Here is my prepared testimony for the Senate Redistricting and Elections Committee hearing on the bill.

I am speaking in support of returning the deadline for county boards of elections to receive absentee by mail ballots to 5:00 PM on election day.

The reliance on postmarks under current law is problematic for several reasons. We know of problems of ballots returned without a postmark or with an illegible postmark. We know that the State Board of Elections felt compelled in Numbered Memo 2020-22 to instruct county election boards to hunt down postal workers or commercial carriers to try to figure out when a ballot was mailed. We saw county election board hearings in 2020 during which the Paul Newby and Cheri Beasly campaigns argued over whether a ballot was “in the mail stream” and should be counted or not. We also saw at least one instance, in Wake County, when a postal worker had to testify that he or she had stamped the wrong date on absentee ballot container envelopes*[see update below].

In addition, as Judge William Osteen noted on October 14, 2020 in Moore v Circosta and Wise v NC State Board of Elections there is no statutory definition for postmark. That leaves the postmark requirement under current law vulnerable to lawsuits.

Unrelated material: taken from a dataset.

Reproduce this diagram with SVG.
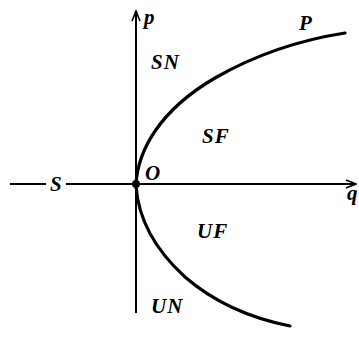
<svg xmlns="http://www.w3.org/2000/svg" width="359" height="337" viewBox="0 0 359 337">
<style>
.ax{stroke:#000;stroke-width:2;fill:none}
.cv{stroke:#000;stroke-width:3.2;fill:none;stroke-linecap:round}
.lb{font-family:"Liberation Serif",serif;font-style:italic;font-weight:bold;font-size:21px;letter-spacing:1px;fill:#000}
</style>
<defs>
<marker id="ah" markerWidth="12" markerHeight="10" refX="11" refY="5" orient="auto" markerUnits="userSpaceOnUse">
<path d="M1,1 L11,5 L1,9" fill="none" stroke="#000" stroke-width="1.6"/>
</marker>
</defs>
<rect width="359" height="337" fill="#fff"/>
<g id="axes">
<line class="ax" x1="136" y1="313" x2="136" y2="11" marker-end="url(#ah)"/>
<line class="ax" x1="10" y1="184" x2="46" y2="184"/>
<line class="ax" x1="66" y1="184" x2="356" y2="184" marker-end="url(#ah)"/>
</g>
<g id="curves">
<path class="cv" d="M136,184 C138,150 160,110 215,78 C255,55 300,40 345,33"/>
<path class="cv" d="M136,186 C138,215 150,245 185,277 C215,303 250,318 290,326"/>
</g>
<circle id="O-point" cx="136" cy="184" r="4" fill="#000"/>
<g id="labels">
<text class="lb" x="144" y="24">p</text>
<text class="lb" x="299" y="30">P</text>
<text class="lb" x="151" y="69">SN</text>
<text class="lb" x="202" y="143">SF</text>
<text class="lb" x="145" y="180">O</text>
<text class="lb" x="50" y="191">S</text>
<text class="lb" x="347" y="200">q</text>
<text class="lb" x="197" y="238">UF</text>
<text class="lb" x="151" y="313">UN</text>
</g>
</svg>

Also, let’s not hide in the false belief that current law guarantees that everyone will have their absentee by mail ballot counted. According to absentee ballot data compiled by the NC State Board of Elections, even with a deadline of 9 days after election day imposed by a lawsuit settlement, 813 ballots were not accepted in the 2020 general election due to their being “returned after deadline.” Putting a ballot in the mailbox on election day under current law is no guarantee that a voter’s ballot will be counted and it is a disservice to voters to tell them otherwise.

North Carolina should rejoin the majority of other states by returning our deadline to receive absentee ballots to election day.

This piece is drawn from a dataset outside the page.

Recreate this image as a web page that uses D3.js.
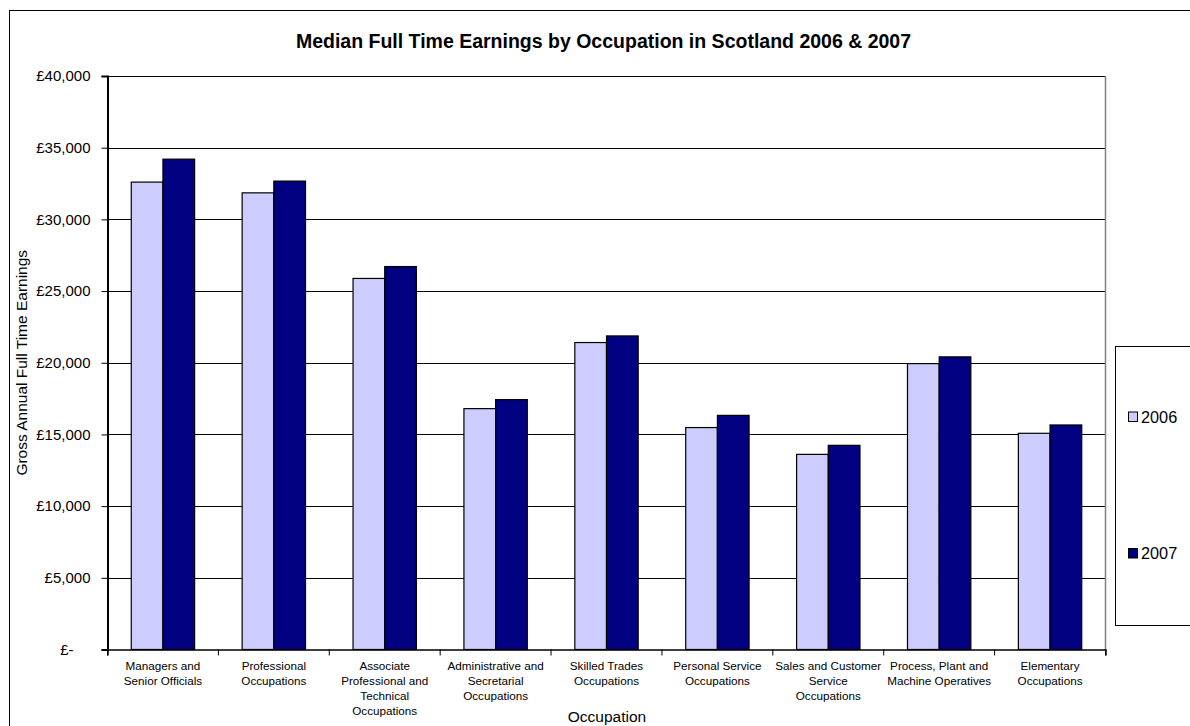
<!DOCTYPE html>
<html>
<head>
<meta charset="utf-8">
<script src="https://cdn.jsdelivr.net/npm/d3@7"></script>
<style>
  html, body { margin: 0; padding: 0; background: #fff; }
  svg { display: block; font-family: Arial, "Liberation Sans", sans-serif; }
</style>
</head>
<body>
<svg id="chart" width="1190" height="726"></svg>
<script>
// ---- data ----
const categories = [
  ["Managers and", "Senior Officials"],
  ["Professional", "Occupations"],
  ["Associate", "Professional and", "Technical", "Occupations"],
  ["Administrative and", "Secretarial", "Occupations"],
  ["Skilled Trades", "Occupations"],
  ["Personal Service", "Occupations"],
  ["Sales and Customer", "Service", "Occupations"],
  ["Process, Plant and", "Machine Operatives"],
  ["Elementary", "Occupations"]
];
const seriesNames = ["2006", "2007"];
const values2006 = [32600, 31850, 25880, 16800, 21410, 15480, 13610, 19940, 15080];
const values2007 = [34200, 32670, 26710, 17430, 21870, 16330, 14240, 20410, 15660];
const yTicks = [0, 5000, 10000, 15000, 20000, 25000, 30000, 35000, 40000];
const colors = { "2006": "#CCCCFF", "2007": "#000080" };

// ---- layout ----
const svg = d3.select("#chart");
const plot = { left: 107.5, right: 1105.5, top: 76, bottom: 649.5 };

// outer chart border
svg.append("rect").attr("x", 9.5).attr("y", 10.5).attr("width", 1300).attr("height", 900)
  .attr("fill", "#fff").attr("stroke", "#000").attr("stroke-width", 1);

const catIdx = categories.map((d, i) => i);
const x = d3.scaleBand().domain(catIdx).range([plot.left, plot.right]).paddingInner(0).paddingOuter(0);
const xs = d3.scaleBand().domain(seriesNames).range([0, x.bandwidth()]).paddingInner(0).paddingOuter(0.75);
const y = d3.scaleLinear().domain([0, 40000]).range([plot.bottom, plot.top]);

// gridlines
svg.append("g").selectAll("line").data(yTicks.filter(d => d > 0)).join("line")
  .attr("x1", plot.left).attr("x2", plot.right)
  .attr("y1", d => Math.round(y(d)) + 0.5).attr("y2", d => Math.round(y(d)) + 0.5)
  .attr("stroke", "#000").attr("stroke-width", 1);

// plot right border
svg.append("line").attr("x1", plot.right).attr("x2", plot.right)
  .attr("y1", y(40000)).attr("y2", plot.bottom)
  .attr("stroke", "#808080").attr("stroke-width", 1.5);

// bars
const data = [];
categories.forEach((c, i) => {
  data.push({ i, s: "2006", v: values2006[i] });
  data.push({ i, s: "2007", v: values2007[i] });
});
svg.append("g").selectAll("rect").data(data).join("rect")
  .attr("x", d => x(d.i) + xs(d.s))
  .attr("y", d => y(d.v))
  .attr("width", xs.bandwidth())
  .attr("height", d => y(0) - y(d.v))
  .attr("fill", d => colors[d.s])
  .attr("stroke", "#000").attr("stroke-width", 1.2);

// y axis
const yAxis = d3.axisLeft(y).tickValues(yTicks).tickSize(6).tickPadding(10)
  .tickFormat(d => d === 0 ? "£-" : "£" + d3.format(",")(d));
const yg = svg.append("g").attr("transform", `translate(${plot.left},0)`).call(yAxis);
yg.select(".domain").attr("stroke", "#000").attr("stroke-width", 2);
yg.selectAll(".tick line").attr("stroke", "#000");
yg.selectAll(".tick text").attr("font-size", "15px").attr("fill", "#000")
  .attr("font-family", "Arial, 'Liberation Sans', sans-serif")
  .attr("x", d => d === 0 ? -34 : -17);

// x axis
const xAxis = d3.axisBottom(x).tickSize(6).tickFormat("");
const xg = svg.append("g").attr("transform", `translate(0,${plot.bottom})`).call(xAxis);
xg.select(".domain").attr("stroke", "#000").attr("stroke-width", 1.5);
xg.selectAll(".tick").remove();
// boundary ticks
const bounds = catIdx.map(i => x(i)).concat([plot.right]);
xg.selectAll("line.b").data(bounds).join("line").attr("class", "b")
  .attr("x1", d => d).attr("x2", d => d).attr("y1", 0).attr("y2", 6)
  .attr("stroke", "#000");

// category labels
const lbl = svg.append("g");
categories.forEach((lines, i) => {
  const t = lbl.append("text").attr("text-anchor", "middle")
    .attr("font-size", "11.7px").attr("fill", "#000");
  lines.forEach((ln, k) => {
    t.append("tspan").attr("x", x(i) + x.bandwidth() / 2).attr("y", 670 + k * 15).text(ln);
  });
});

// axis titles
svg.append("text").attr("x", 607).attr("y", 722).attr("text-anchor", "middle")
  .attr("font-size", "15.5px").text("Occupation");
svg.append("text").attr("transform", `translate(27,${(plot.top + plot.bottom) / 2}) rotate(-90)`)
  .attr("text-anchor", "middle").attr("font-size", "15.5px").text("Gross Annual Full Time Earnings");

// title
svg.append("text").attr("x", 603.5).attr("y", 48).attr("text-anchor", "middle")
  .attr("font-size", "19.5px").attr("font-weight", "bold")
  .text("Median Full Time Earnings by Occupation in Scotland 2006 & 2007");

// legend
const lg = svg.append("g");
lg.append("rect").attr("x", 1115.5).attr("y", 346.5).attr("width", 120).attr("height", 279)
  .attr("fill", "#fff").attr("stroke", "#000").attr("stroke-width", 1);
const legendY = { "2006": 412, "2007": 548.5 };
seriesNames.forEach(s => {
  lg.append("rect").attr("x", 1128.5).attr("y", legendY[s]).attr("width", 9).attr("height", 9.5)
    .attr("fill", colors[s]).attr("stroke", "#000").attr("stroke-width", 1);
  lg.append("text").attr("x", 1141).attr("y", legendY[s] + 10.5)
    .attr("font-size", "16.3px").text(s);
});
</script>
</body>
</html>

Because there was little time left in the hearing, the period for testimony was cut from two minutes per speaker to one, so I did not have time to read the paragraph starting with “the reliance” during my testimony.

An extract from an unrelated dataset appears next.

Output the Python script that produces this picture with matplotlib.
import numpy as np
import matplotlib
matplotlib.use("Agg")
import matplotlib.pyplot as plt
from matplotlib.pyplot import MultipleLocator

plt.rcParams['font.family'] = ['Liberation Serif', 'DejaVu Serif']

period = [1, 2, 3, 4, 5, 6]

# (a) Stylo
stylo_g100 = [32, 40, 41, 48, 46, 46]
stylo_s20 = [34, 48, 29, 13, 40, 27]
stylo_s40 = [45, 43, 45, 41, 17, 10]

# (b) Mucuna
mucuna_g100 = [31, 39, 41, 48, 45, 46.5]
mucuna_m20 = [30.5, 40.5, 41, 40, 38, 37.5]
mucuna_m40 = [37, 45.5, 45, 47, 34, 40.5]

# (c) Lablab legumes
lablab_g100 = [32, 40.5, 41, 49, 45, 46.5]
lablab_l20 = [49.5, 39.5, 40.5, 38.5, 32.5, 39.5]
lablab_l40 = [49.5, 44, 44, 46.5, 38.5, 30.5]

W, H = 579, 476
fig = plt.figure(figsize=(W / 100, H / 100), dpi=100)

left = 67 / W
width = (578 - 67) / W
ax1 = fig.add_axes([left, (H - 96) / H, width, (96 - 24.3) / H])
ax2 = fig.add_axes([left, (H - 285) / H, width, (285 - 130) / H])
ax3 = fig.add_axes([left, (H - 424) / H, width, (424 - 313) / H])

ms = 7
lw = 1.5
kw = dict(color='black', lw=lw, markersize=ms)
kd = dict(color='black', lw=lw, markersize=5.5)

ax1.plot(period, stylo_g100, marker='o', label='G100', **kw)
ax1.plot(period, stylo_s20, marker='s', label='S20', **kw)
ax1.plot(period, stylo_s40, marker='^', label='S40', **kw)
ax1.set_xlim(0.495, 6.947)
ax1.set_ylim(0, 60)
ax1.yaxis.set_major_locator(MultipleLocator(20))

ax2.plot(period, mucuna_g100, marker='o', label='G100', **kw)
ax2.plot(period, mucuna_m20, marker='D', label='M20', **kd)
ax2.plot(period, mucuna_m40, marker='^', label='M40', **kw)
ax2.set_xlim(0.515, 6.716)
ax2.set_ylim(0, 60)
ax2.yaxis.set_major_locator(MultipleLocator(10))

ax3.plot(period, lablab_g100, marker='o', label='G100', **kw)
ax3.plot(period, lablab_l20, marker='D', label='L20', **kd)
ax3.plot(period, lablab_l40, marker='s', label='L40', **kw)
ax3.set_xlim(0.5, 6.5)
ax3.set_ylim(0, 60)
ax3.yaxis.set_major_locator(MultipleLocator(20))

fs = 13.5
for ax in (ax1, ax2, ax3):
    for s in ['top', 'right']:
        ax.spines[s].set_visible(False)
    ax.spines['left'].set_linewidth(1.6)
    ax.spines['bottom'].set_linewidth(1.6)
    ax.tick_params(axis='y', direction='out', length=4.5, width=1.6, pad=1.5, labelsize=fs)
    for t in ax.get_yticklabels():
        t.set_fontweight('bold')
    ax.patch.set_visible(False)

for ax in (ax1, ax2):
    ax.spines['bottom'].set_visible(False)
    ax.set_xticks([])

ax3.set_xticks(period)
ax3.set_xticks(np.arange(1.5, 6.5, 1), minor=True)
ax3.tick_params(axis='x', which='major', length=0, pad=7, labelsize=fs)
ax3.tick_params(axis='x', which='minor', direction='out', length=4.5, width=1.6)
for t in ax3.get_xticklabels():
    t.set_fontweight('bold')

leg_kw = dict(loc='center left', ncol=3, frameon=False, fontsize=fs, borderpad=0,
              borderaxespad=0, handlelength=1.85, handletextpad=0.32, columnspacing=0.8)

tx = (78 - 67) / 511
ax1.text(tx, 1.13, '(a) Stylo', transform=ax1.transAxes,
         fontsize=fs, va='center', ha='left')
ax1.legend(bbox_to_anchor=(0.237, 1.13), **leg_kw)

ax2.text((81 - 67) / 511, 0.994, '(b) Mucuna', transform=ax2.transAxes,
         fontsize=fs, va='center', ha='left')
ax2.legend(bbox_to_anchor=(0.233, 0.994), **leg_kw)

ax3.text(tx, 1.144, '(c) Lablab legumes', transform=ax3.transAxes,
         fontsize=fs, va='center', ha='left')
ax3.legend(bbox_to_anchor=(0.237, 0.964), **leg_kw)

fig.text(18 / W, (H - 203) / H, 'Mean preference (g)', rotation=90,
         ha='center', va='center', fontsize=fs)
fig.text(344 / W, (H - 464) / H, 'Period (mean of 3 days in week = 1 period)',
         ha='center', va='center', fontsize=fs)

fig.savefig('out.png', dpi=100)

Much of the information in my testimony is included in an article I wrote back in March proposing reforms along the lines of those in the bill. Data on absentee ballots “returned after deadline” came from the North Carolina State Board of Elections. See page 64 of Moore v Circosta and Wise v NC State Board of Elections for Judge Osteen’s comment about a lack of a statutory definition for postmark in North Carolina Law.

The Senate Redistricting and Elections Committee favorably reported S725 by voice vote. Its next stop is the Senate Rules Committee before consideration by the full Senate.

*UPDATE: The mistakenly postmarked ballots in Wake County that the postal service was able to catch were delivered to the county board of elections by the postmaster and the board of elections was informed in the hearing by board staff, not the postmaster (WRAL):

A third batch of five had to be reviewed because a postal worker at one office used the wrong date stamp on them. They were hand-delivered to the county elections office by the postmaster, who explained what happened, and the board approved them.